Significant advancement has been made with the initial boning system,
operated under seasonal production test conditions at PPCS's Silver stream
plant, to achieve impressive performance results in terms of meeting expected
yield, speed and process reliability criteria. In parallel to this, other
meat processing automation is being developed and are about to enter into
field development phases.

Contribution from the Automated Robotic Systems business is expected to
increase as the company implements its strategic plan for the future of
robotics in the meat industry.  Research and development work consumes
significant resources and comes at a substantial cost however this is a
positive investment to increase our future potential earnings.  The current
target for commercialisation of selected meat robotic systems is mid 2005.

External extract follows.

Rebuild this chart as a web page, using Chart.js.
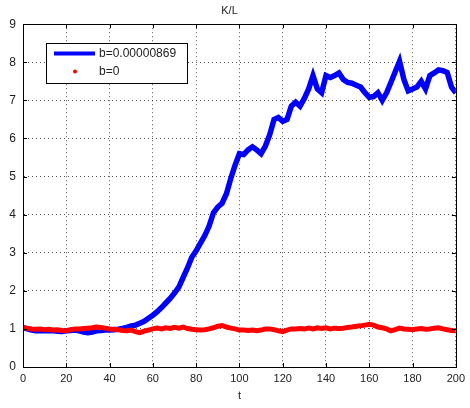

SCOTT AUTOMATION (Auckland - Automated Package Handling Systems)

The establishment of Scott Automation in Auckland in 2002 (via the
acquisition of CBS) is significant to the company's development and business
diversification, broadening its industry and skill base into package handling
systems and providing a strong and committed presence within the heart of New
Zealand industry and an excellent platform from which to service Australia
and beyond.

Our Auckland division has "put in the hard yards" over the last 12 months and
is showing the benefit with significant opportunities and enquiries
originating from both Australia and New Zealand.  Several materials handling
systems have been constructed with installations occurring in both countries
during the year including a major "automated warehouse" system installed here
in New Zealand.

During the year, Scott Automation's new and refurbished Auckland Technology
Centre was completed and officially opened on the 29th July 2004. This
milestone marked the completion of our current Auckland site development
programme however it also marked the beginning of the next phase of our
business development programme.

A key element of the company's growth and diversification strategy is to
maintain and develop group operational synergies allowing inter-divisional
workload sharing to maximise efficient utilisation of the group resource as a
whole.

Scott Automation's Auckland operation now complements this philosophy
increasing the Group's overall resource to 11,000 square meters of first
class design and manufacturing facilities and the cumulative experience of
250 skilled staff.

Although the New Zealand wine industry is experiencing phenomenal growth, the
company wishes to remain focused upon its core (high tech manufacturing)
business and has negotiated the sale of the indent winery equipment business
to the senior management of the wine & beverage division.

The purchasers will continue to work closely with the company to provide an
increased level of single source service to the wine industry and will market
the company's manufactured winery equipment.

OUTLOOK

We enter 2005 year with an extensive order book.  This work has been secured
in a very competitive environment and provides management with a single
minded focus - to be smart and effective in the way we design and build these
systems, to meet project schedules and to maintain profitability.

The company's achievements represent the cumulative achievements of all staff
and I take this opportunity to thank all our employees who have contributed
so much to the success of the company this year.  The management team of
Scott Technology Ltd believe Scott's future and opportunities are exciting
and look forward to building on the results achieved to date.

Doing that which is easy provides little challenge and usually produces
little reward. Scott's business is built upon achieving that which is
difficult & demanding to provide superior solutions within shorter schedules
at more competitive prices. Success in our business doesn't just happen - it
requires, vision, passion, commitment and a team effort. As Chief Executive,
I look forward to facing the challenges ahead with, and as part of, this
team.

Finally, I would like to express my personal appreciation and thanks to the
Chairman and fellow Directors, Managers, Staff and Shareholders for your
guidance, support, dedication and commitment.